Entre roche et sculpture
La modénature et les couleurs du béton de parement confèrent au bâtiment son aspect à la fois sculptural et proche de la roche. Ce parement a fait l’objet d’un soin tout particulier, sollicitant le savoir-faire des entreprises locales qui ont participé à cette aventure : depuis la mise au point des bétons jusqu’à la mise en œuvre de chaque élément par l’entreprise de construction. Les huit teintes du parement résultent d’un savant mélange d’un béton gris et de trois bétons teintés dans la masse – trois ocres différents – et d’un sablage faisant apparaître les granulats (issus de l’Isère). « Nous avons calepiné toutes les bandes et avons demandé à l’entreprise de bouger les planches notamment au niveau des petits joints afin de troubler la lecture de cette modénature singulière. Les coffrages ont été fabriqués spécifiquement par un menuisier », précise l’architecte qui jubile encore du côté exploratoire et collaboratif de cette mise au point, soutenue par la maîtrise d’ouvrage. « Trois prototypes ont été réalisés pour tester le coffrage et le mélange des couleurs avant la consultation des entreprises et cinq autres par l’entreprise choisie. » Les panneaux de façade ont été coulés en place, bloc par bloc et étage par étage, en une succession de toupies qui chacune avait sa couleur.
Fiche technique
Reportage photos : © Studio Érick Saillet
- Maître d’ouvrage : département de l’Isère
- Maître d’œuvre : CR&ON architectes (mandataire), D3 architectes (associé)

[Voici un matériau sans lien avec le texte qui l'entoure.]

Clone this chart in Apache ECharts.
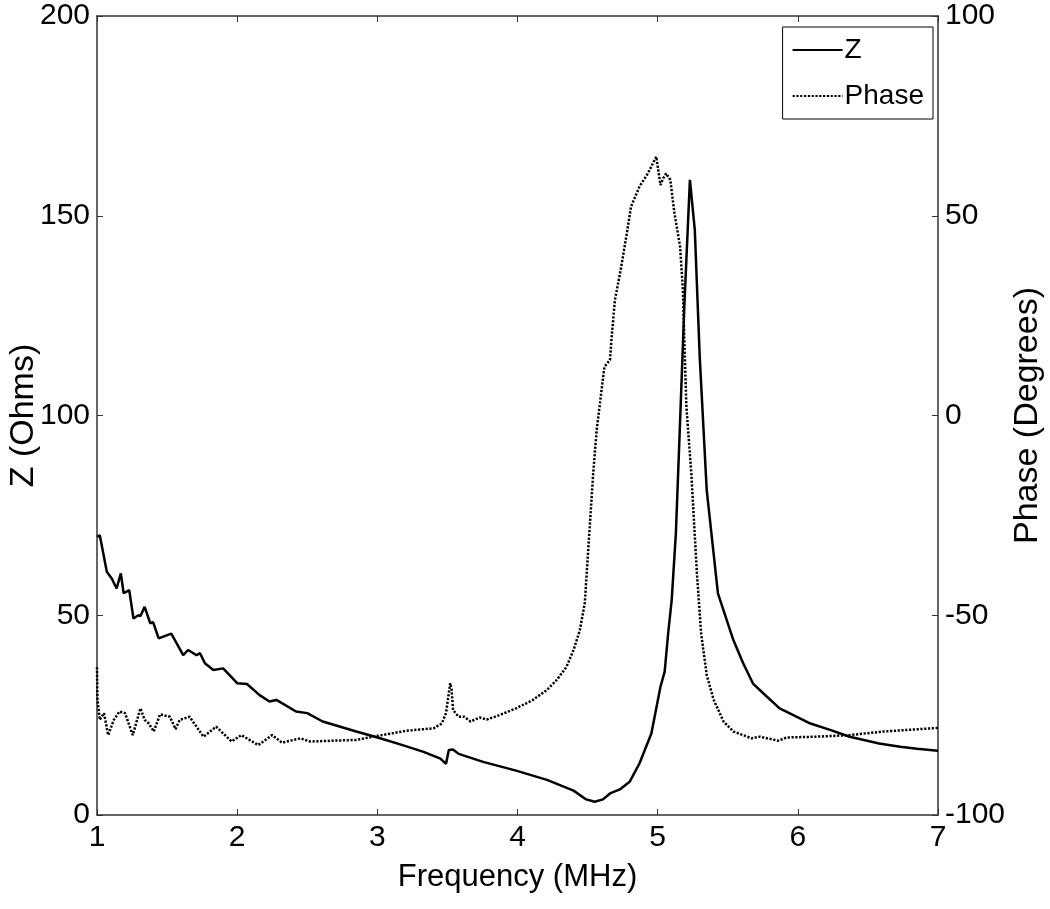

- BET structure, fluides : Artélia
- BET paysagiste : Square paysage
- BET acoustique : Altia
- Entreprises gros œuvre : Cuynat (mandataire), SDE (associée)
- Entreprise de préfabrication : KP1 (dalles alvéolaires précontraintes)
- Surface : 16 732 m2 SHON
- Coût : 25,7 M€ HT
Programme : archives départementales, conservation (56 magasins, ateliers de restauration), médiation (salles de consultation, auditorium, salle d’exposition, salles pédagogiques), 2 logements de fonction, parking 40 places, RT 2012 et normes climatiques pour la conservation des archives.